Alors que les Etats-Unis avaient proposé il y a un mois un taux minimum effectif de 21%, les pays du G7 ont adopté ce samedi 5 juin un compromis au rabais en s’accordant sur un taux de seulement 15%. Face au manque de soutien actif de plusieurs pays européens, dont la France, et la pression des paradis fiscaux, l’ambition a donc été largement écornée.

Pour Quentin Parrinello, porte-parole d’Oxfam France :

« Il était plus que temps que les plus grandes économies mondiales s’accordent sur un taux minimum d’impôt effectif pour les multinationales. Mais le taux de retenu de 15% est tout simplement trop bas. Comment peut-on penser qu’on va s’attaquer aux paradis fiscaux en établissant un taux à peine plus haut que celui de paradis fiscaux notoires comme la Suisse ou Singapour ? »

« La première proposition américaine d’un taux minimum effectif à 21% constituait une première base de discussion qui pouvait être améliorée. Mais face à la pression des paradis fiscaux, et le manque d’ambition de certains pays européens comme la France, cette proposition a été abaissée à 15% et pourrait l’être encore d’avantage. »

« Le manque de soutien actif de la France à la première proposition de Joe Biden est un très mauvais calcul politique : la France serait l’une des plus grandes perdantes d’un passage de taux de 21% à 15% avec des recettes fiscales attendues de 4,3 milliards d’euros, contre 16 milliards pour la proposition américaine. Au moment où le gouvernement s’interroge sur comment payer la facture du coronavirus, il vient de laisser filer l’opportunité de reprendre des dizaines de milliards d’euros délocalisés dans les paradis fiscaux ».

« Dans le contexte de crise économique et sanitaire mondiale que nous vivons, les pays du G7 préfèrent protéger l’intérêt des multinationales et des paradis fiscaux, alors même alors que les besoins de financement pour répondre à l’urgence sont énormes et que de nombreuses multinationales ont réalisé des bénéfices exceptionnels durant la crise. »

« Le deuxième problème de cet accord c’est qu’il devrait essentiellement servir les intérêts des pays riches puisque les recettes taxées iraient dans les pays où les entreprises ont leur siège social, alors que ce sont les pays en développement qui sont les principales victimes des montages d’évasion fiscale.

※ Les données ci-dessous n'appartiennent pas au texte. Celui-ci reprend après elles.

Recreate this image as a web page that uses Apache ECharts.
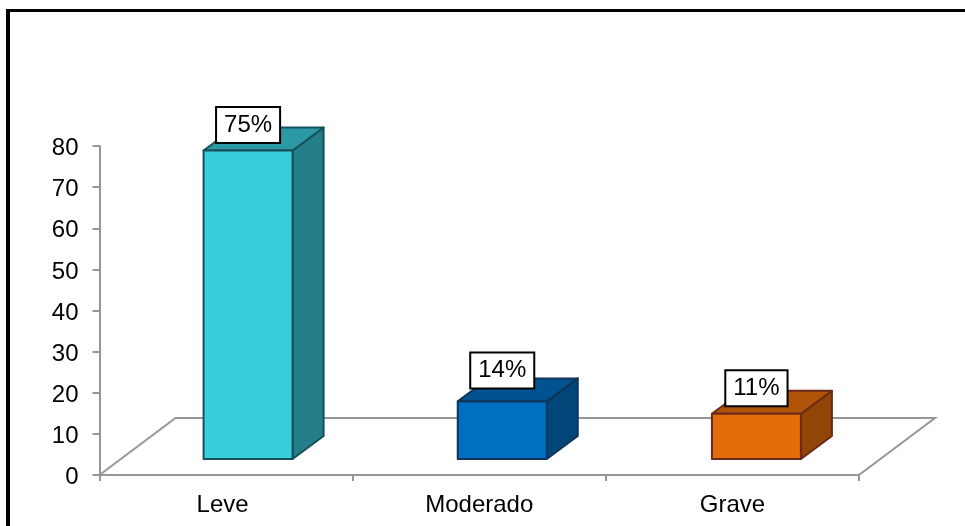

Les pays du G7 ne peuvent pas s’attendre à ce que la majorité des autres pays se contentent des miettes de leur accord ».

Contact presse :

Pauline Leclère pleclere@oxfamfrance.org 07 69 17 49 63

Notes aux rédactions :

Les pays en développement sont privés chaque année d’au moins 100 milliards de dollars du fait de l’évasion fiscale des multinationales.

L’ICRICT, une commission composée d’experts indépendants, de chercheurs et de représentants de la société civile, appelle à un taux minimum effectif mondial sur les multinationales de 25%.

En mai 2019, le Cadre Inclusif de l’OCDE travaillant sur le plan BEPS (Base Erosion Profit Shfiting) a lancé, sous l’égide du G20, un nouveau round de négociation sur la réforme de la fiscalité des multinationales à l’ère du numérique. Près de 140 pays participent aux négociations. Ce round de négociation comprend deux trains de réforme organisées autour de deux piliers : le premier pilier traite de la distribution des droits à taxer (et notamment de la possibilité de taxer les entreprises du numérique) et le second pilier de la mise en place d’un taux minimum effectif pour les multinationales. Le G20 doit trouver un accord politique sur les deux piliers d’ici juillet 2021.

Les pays en développement, dont les recettes fiscales sont largement plus dépendantes de l’impôt sur les sociétés, ont présenté plusieurs propositions dans le cadre des négociations pour assurer un accord tenant compte de leurs intérêts. Il y a quelques semaines, le Forum des administrations fiscales africaines (ATAF), représentant 38 Etats africains, soumettait une nouvelle proposition sur la distribution des droits à taxer. Le G24, représentant des dizaines de pays en développement, a également soumis plusieurs propositions de réformes pour un système fiscal plus juste.